StreamProfileBench: A Benchmark for Fine-Grained User Profile Inference in Real-World Streaming Scenarios
For researchers and practitioners in personalized systems, this benchmark highlights the open challenge of continuous profile updating in LLMs.
StreamProfileBench introduces a benchmark for fine-grained user profiling in streaming scenarios, revealing that LLMs exhibit a conservative bias, over-retaining past interests and failing to recognize interest decay.

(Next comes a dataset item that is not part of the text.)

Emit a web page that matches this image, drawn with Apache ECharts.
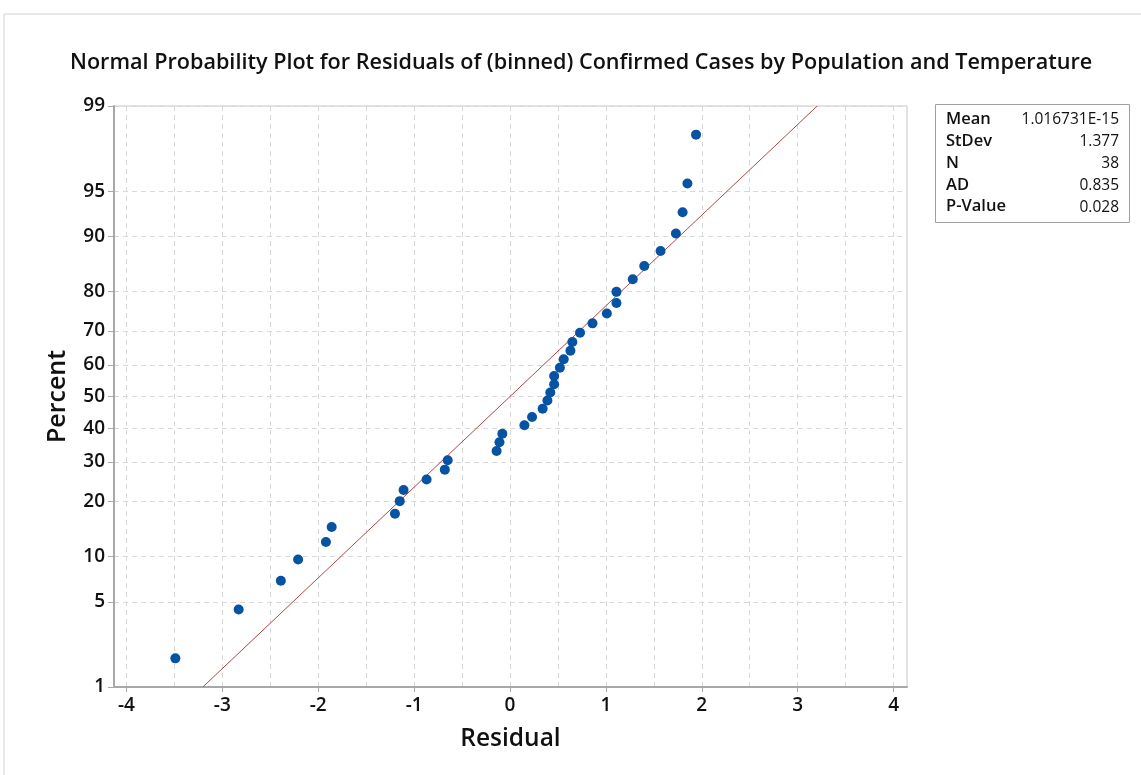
<!DOCTYPE html>
<html><head><meta charset="utf-8">
<script src="https://cdn.jsdelivr.net/npm/echarts@6/dist/echarts.min.js"></script>
<style>html,body{margin:0;padding:0;background:#fff}#c{width:1141px;height:775px}</style>
</head><body><div id="c"></div>
<script>
// Residuals (sorted)
const residuals = [-3.49,-2.83,-2.39,-2.21,-1.92,-1.86,-1.20,-1.15,-1.11,-0.87,-0.68,-0.65,-0.14,-0.11,-0.08,
  0.15,0.23,0.34,0.39,0.42,0.46,0.46,0.52,0.56,0.63,0.65,0.73,0.86,1.01,1.11,1.11,1.28,1.40,1.57,1.73,1.80,1.85,1.94];
// Percent (plotting positions)
const percents = [1.8,4.4,7.0,9.6,12.2,14.8,17.4,20.1,22.7,25.3,27.9,30.5,33.1,35.7,38.3,40.9,43.5,46.1,48.7,
  51.3,53.9,56.5,59.1,61.7,64.3,66.9,69.5,72.1,74.7,77.3,79.9,82.6,85.2,87.8,90.4,93.0,95.6,98.2];
const yTickLabels = [1,5,10,20,30,40,50,60,70,80,90,95,99];
const xTickLabels = [-4,-3,-2,-1,0,1,2,3,4];
const xGridValues = [-4,-3.5,-3,-2.5,-2,-1.5,-1,-0.5,0,0.5,1,1.5,2,2.5,3,3.5,4];
const statLabels = ['Mean','StDev','N','AD','P-Value'];
const statValues = ['1.016731E-15','1.377','38','0.835','0.028'];
const fitMean = 1.016731e-15, fitSd = 1.377;

// Normal probability scale (inverse normal CDF)
function probit(p){
 const a=[-3.969683028665376e+01,2.209460984245205e+02,-2.759285104469687e+02,1.383577518672690e+02,-3.066479806614716e+01,2.506628277459239e+00];
 const b=[-5.447609879822406e+01,1.615858368580409e+02,-1.556989798598866e+02,6.680131188771972e+01,-1.328068155288572e+01];
 const c=[-7.784894002430293e-03,-3.223964580411365e-01,-2.400758277161838e+00,-2.549732539343734e+00,4.374664141464968e+00,2.938163982698783e+00];
 const d=[7.784695709041462e-03,3.224671290700398e-01,2.445134137142996e+00,3.754408661907416e+00];
 const pl=0.02425, ph=1-pl; let q,r;
 if(p<pl){q=Math.sqrt(-2*Math.log(p));return (((((c[0]*q+c[1])*q+c[2])*q+c[3])*q+c[4])*q+c[5])/((((d[0]*q+d[1])*q+d[2])*q+d[3])*q+1);}
 if(p>ph){q=Math.sqrt(-2*Math.log(1-p));return -(((((c[0]*q+c[1])*q+c[2])*q+c[3])*q+c[4])*q+c[5])/((((d[0]*q+d[1])*q+d[2])*q+d[3])*q+1);}
 q=p-0.5;r=q*q;return (((((a[0]*r+a[1])*r+a[2])*r+a[3])*r+a[4])*r+a[5])*q/(((((b[0]*r+b[1])*r+b[2])*r+b[3])*r+b[4])*r+1);
}
const yTickZ = yTickLabels.map(v=>probit(v/100));
const zMin = yTickZ[0], zMax = yTickZ[yTickZ.length-1];
const points = residuals.map((x,i)=>[x, probit(percents[i]/100)]);
const fitLine = [[fitMean+fitSd*zMin, zMin],[fitMean+fitSd*zMax, zMax]];

const FONT = '"Open Sans", "Noto Sans", sans-serif';
const chart = echarts.init(document.getElementById('c'), null, {renderer:'canvas'});
const gridCol = '#d9d9d9';
const graphic = [
  {type:'rect', shape:{x:4,y:14,width:1160,height:800}, style:{fill:'none',stroke:'#d0d0d0',lineWidth:1}, z:-10, silent:true},
  {type:'rect', shape:{x:935.5,y:104.5,width:194,height:118}, style:{fill:'#fff',stroke:'#a0a0a0',lineWidth:1}}
];
statLabels.forEach((l,i)=>{
  graphic.push({type:'text', left:946, top:111+i*21.8, style:{text:l, font:'600 16.5px '+FONT, fill:'#111'}});
  graphic.push({type:'text', right:1141-1119, top:112+i*21.8, style:{text:statValues[i], font:'15.5px '+FONT, fill:'#111', align:'right'}});
});

chart.setOption({
  backgroundColor:'#fff',
  animation:false,
  title:{text:'Normal Probability Plot for Residuals of (binned) Confirmed Cases by Population and Temperature',
    left:70, top:52, padding:0,
    textStyle:{fontFamily:FONT, fontSize:21.6, fontWeight:600, color:'#111'}},
  grid:{left:114, right:234, top:106, bottom:88, show:true, borderColor:'#c8c8c8', borderWidth:1, containLabel:false},
  xAxis:[{
    type:'value', min:-4.13, max:4.14, name:'Residual', nameLocation:'middle', nameGap:40,
    nameTextStyle:{fontFamily:FONT, fontSize:24.5, fontWeight:600, color:'#111'},
    axisLine:{show:true, onZero:false, lineStyle:{color:'#a8a8a8', width:2}},
    axisTick:{show:true, customValues:xTickLabels, length:5, lineStyle:{color:'#a8a8a8'}},
    axisLabel:{customValues:xTickLabels, fontFamily:FONT, fontSize:19, fontWeight:600, color:'#111', margin:9},
    splitLine:{show:false}
  },{
    type:'value', min:-4.13, max:4.14, position:'bottom',
    axisLine:{show:false}, axisTick:{show:false, customValues:xGridValues}, axisLabel:{show:false, customValues:xGridValues},
    splitLine:{show:true, lineStyle:{color:gridCol, type:[5,4], width:1}}
  }],
  yAxis:{
    type:'value', min:zMin, max:zMax, name:'Percent', nameLocation:'middle', nameGap:44, nameRotate:90,
    nameTextStyle:{fontFamily:FONT, fontSize:25, fontWeight:600, color:'#111'},
    axisLine:{show:true, onZero:false, lineStyle:{color:'#a8a8a8', width:2}},
    axisTick:{show:true, customValues:yTickZ, length:6, lineStyle:{color:'#a8a8a8'}},
    axisLabel:{customValues:yTickZ, fontFamily:FONT, fontSize:19, fontWeight:600, color:'#111', margin:9,
      formatter:(v)=>{ for(let i=0;i<yTickZ.length;i++){ if(Math.abs(yTickZ[i]-v)<1e-6) return String(yTickLabels[i]); } return ''; }},
    splitLine:{show:true, lineStyle:{color:gridCol, type:[5,4], width:1}}
  },
  graphic: graphic,
  series:[
    {type:'line', data:fitLine, xAxisIndex:0, showSymbol:false, symbol:'none', clip:true,
      lineStyle:{color:'#b04848', width:1}, z:2},
    {type:'scatter', data:points, xAxisIndex:0, symbol:'circle', symbolSize:10,
      itemStyle:{color:'#0652a3', opacity:1}, z:3}
  ]
});
</script></body></html>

Large Language Models (LLMs) have reshaped user profiling, yet current evaluations mainly focus on static data snapshots. This paradigm overlooks the reality of personalized systems, where User-Generated Content (UGC) arrives continuously and fine-grained profile evolve rapidly. To bridge this gap, we introduce StreamProfileBench, a large-scale benchmark for fine-grained streaming user profiling. We formalize streaming user profiling as a continuous state maintenance task and curate a highly authentic dataset comprising over 120,000 UGC posts from 7,000+ real users across five diverse platforms. By leveraging the temporal correlation of user interests, we further propose a novel, annotation-free evaluation framework. Extensive experiments across 14 leading LLMs reveal that continuous profile updating remains an open challenge. Models exhibit a systemic conservative bias, over-retaining past interests while failing to recognize interest decay. Ablation experiments further validate the practical utility and necessity of the streaming paradigm.